Goals may fail to be met for multiple reasons:

  •  The goal was unrealistic. In retrospect, it may be obvious that no management team could have delivered the specified results.
  • Management performed unsatisfactorily. Given the available resources and prevailing market conditions, management simply failed to meet expectations.
  • Market or other forces outside of management’s control negatively affected the business. Going back to our prior example, the theme park may have suffered through an abnormally rainy summer.
  • The business strategy proved to be ineffective and needs to be revised. Management has executed the plan flawlessly, but the plan did not accurately reflect the customer, supplier, technological, or competitive forces shaping the industry.

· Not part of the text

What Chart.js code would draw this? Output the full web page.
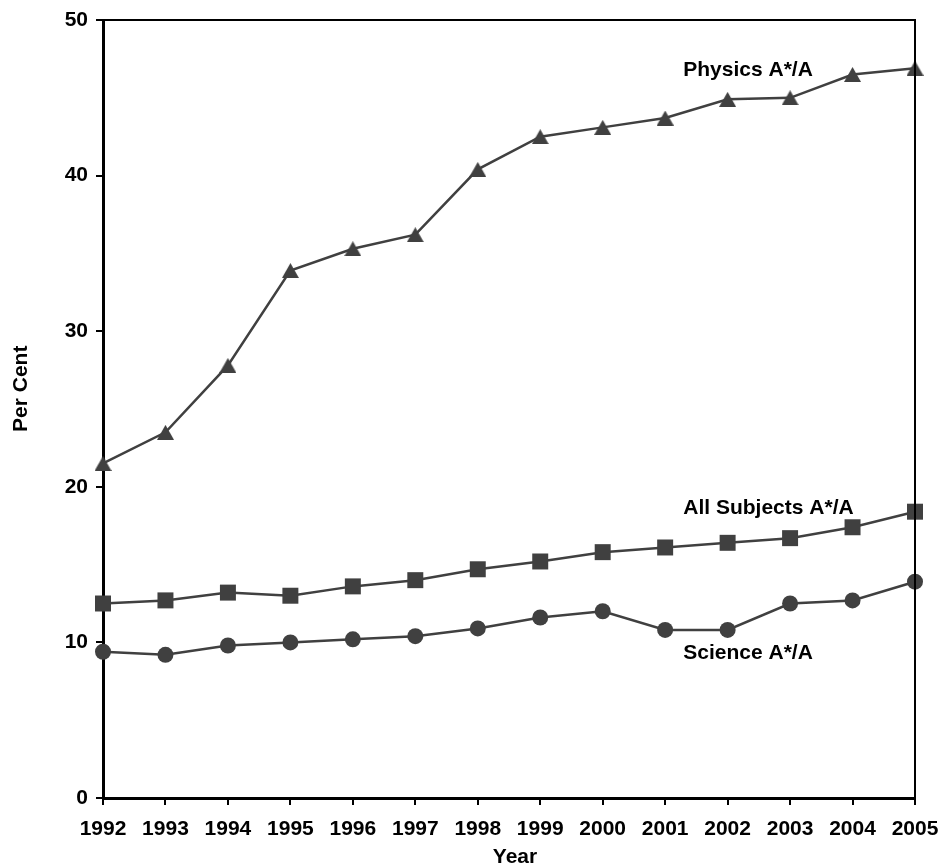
<!DOCTYPE html>
<html>
<head>
<meta charset="utf-8">
<script src="https://cdn.jsdelivr.net/npm/chart.js@4.4.0/dist/chart.umd.min.js"></script>
<style>
  html, body { margin: 0; padding: 0; background: #fff; }
  #wrap { width: 940px; height: 867px; }
</style>
</head>
<body>
<div id="wrap"><canvas id="gradesChart"></canvas></div>
<script>
// A-level A*/A 비율 데이터
const years = ["1992", "1993", "1994", "1995", "1996", "1997", "1998",
  "1999", "2000", "2001", "2002", "2003", "2004", "2005"];
const physicsValues = [21.5, 23.5, 27.8, 33.9, 35.3, 36.2, 40.4, 42.5, 43.1, 43.7, 44.9, 45.0, 46.5, 46.9];
const allSubjectsValues = [12.5, 12.7, 13.2, 13.0, 13.6, 14.0, 14.7, 15.2, 15.8, 16.1, 16.4, 16.7, 17.4, 18.4];
const scienceValues = [9.4, 9.2, 9.8, 10.0, 10.2, 10.4, 10.9, 11.6, 12.0, 10.8, 10.8, 12.5, 12.7, 13.9];
const yTicks = [0, 10, 20, 30, 40, 50];

// 시리즈 라벨 (카테고리 인덱스, 값 기준)
const seriesLabels = [
  { text: "Physics A*/A", at: 9.29, value: 46.8 },
  { text: "All Subjects A*/A", at: 9.29, value: 18.6 },
  { text: "Science A*/A", at: 9.29, value: 9.3 }
];

const FONT = "'Liberation Sans', Arial, Helvetica, sans-serif";
const INK = "#404040";

// 삼각형 마커 (박스 중앙 정렬)
function makeTriangle(w, h) {
  const c = document.createElement("canvas");
  c.width = w;
  c.height = h;
  const g = c.getContext("2d");
  g.fillStyle = INK;
  g.beginPath();
  g.moveTo(w / 2, 0);
  g.lineTo(w, h);
  g.lineTo(0, h);
  g.closePath();
  g.fill();
  return c;
}
const triangle = makeTriangle(17, 15);

// 테두리 + 텍스트 라벨
const framePlugin = {
  id: "frame",
  afterDraw(chart) {
    const { ctx, chartArea: a, scales } = chart;
    ctx.save();
    ctx.strokeStyle = "#000";
    ctx.lineWidth = 2;
    ctx.beginPath();
    ctx.moveTo(a.left, a.top);
    ctx.lineTo(a.right, a.top);
    ctx.lineTo(a.right, a.bottom);
    ctx.stroke();

    ctx.fillStyle = "#000";
    ctx.font = "bold 21px " + FONT;
    ctx.textBaseline = "middle";
    ctx.textAlign = "left";
    seriesLabels.forEach(l => {
      ctx.fillText(l.text, scales.x.getPixelForValue(l.at), scales.y.getPixelForValue(l.value));
    });

    // 축 제목
    ctx.textAlign = "center";
    ctx.fillText("Year", (a.left + a.right) / 2 + 6, 857);
    ctx.translate(21, scales.y.getPixelForValue(26.3));
    ctx.rotate(-Math.PI / 2);
    ctx.fillText("Per Cent", 0, 0);
    ctx.restore();
  }
};

const common = {
  borderColor: INK,
  backgroundColor: INK,
  pointBackgroundColor: INK,
  pointBorderColor: INK,
  borderWidth: 2.5,
  pointBorderWidth: 0,
  tension: 0,
  clip: false
};

new Chart(document.getElementById("gradesChart"), {
  type: "line",
  data: {
    labels: years,
    datasets: [
      { ...common, label: "Physics A*/A", data: physicsValues, pointStyle: triangle, pointRadius: 9 },
      { ...common, label: "All Subjects A*/A", data: allSubjectsValues, pointStyle: "rect", pointRadius: 11.3 },
      { ...common, label: "Science A*/A", data: scienceValues, pointStyle: "circle", pointRadius: 8 }
    ]
  },
  options: {
    responsive: true,
    maintainAspectRatio: false,
    animation: false,
    layout: { padding: { top: 20, right: 25, left: 0, bottom: 0 } },
    plugins: {
      legend: { display: false },
      tooltip: { enabled: false }
    },
    scales: {
      x: {
        offset: false,
        grid: { drawOnChartArea: false, drawTicks: true, tickLength: 7, color: "#000", lineWidth: 2 },
        border: { color: "#000", width: 3 },
        ticks: {
          color: "#000",
          font: { family: FONT, size: 21, weight: "bold" },
          padding: 12,
          maxRotation: 0,
          autoSkip: false
        },
        afterFit: s => {
          s.height = 69;
          s.paddingLeft = 0;
          s.paddingRight = 0;
        }
      },
      y: {
        min: 0,
        max: 50,
        afterBuildTicks: s => { s.ticks = yTicks.map(v => ({ value: v })); },
        grid: { drawOnChartArea: false, drawTicks: true, tickLength: 7, color: "#000", lineWidth: 2 },
        border: { color: "#000", width: 3 },
        ticks: {
          color: "#000",
          font: { family: FONT, size: 21, weight: "bold" },
          padding: 8
        },
        afterFit: s => {
          s.width = 103;
          s.paddingTop = 0;
          s.paddingBottom = 0;
        }
      }
    }
  },
  plugins: [framePlugin]
});
</script>
</body>
</html>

The reasons for failure are not always easy to discern. If the goals were unrealistic, management accountability should look different than if management performed unsatisfactorily. If the business strategy proved to be ineffective, who was responsible for developing the strategy? If the board supported, or perhaps even mandated, the strategy, to what degree should management be accountable for its failure? Evaluating management performance requires both strong nerves and the ability be flexible when warranted. A seasoned, independent outside voice on the board can be especially valuable when poor performance needs to be evaluated.


Management accountability in family businesses is hard. Overlooking the failures of a favored relative and magnifying minor faults because of a strained family relationship are both ever-present temptations. In the end, management is accountable to the board of directors, not the family at large. Management performance should be evaluated relative to a set of clearly-defined and measurable objectives that further the long-term health and sustainability of the company. Evaluating management performance when goals are not met is difficult, but failing to evaluate performance (and thereby letting problems fester) is not a responsible course of action.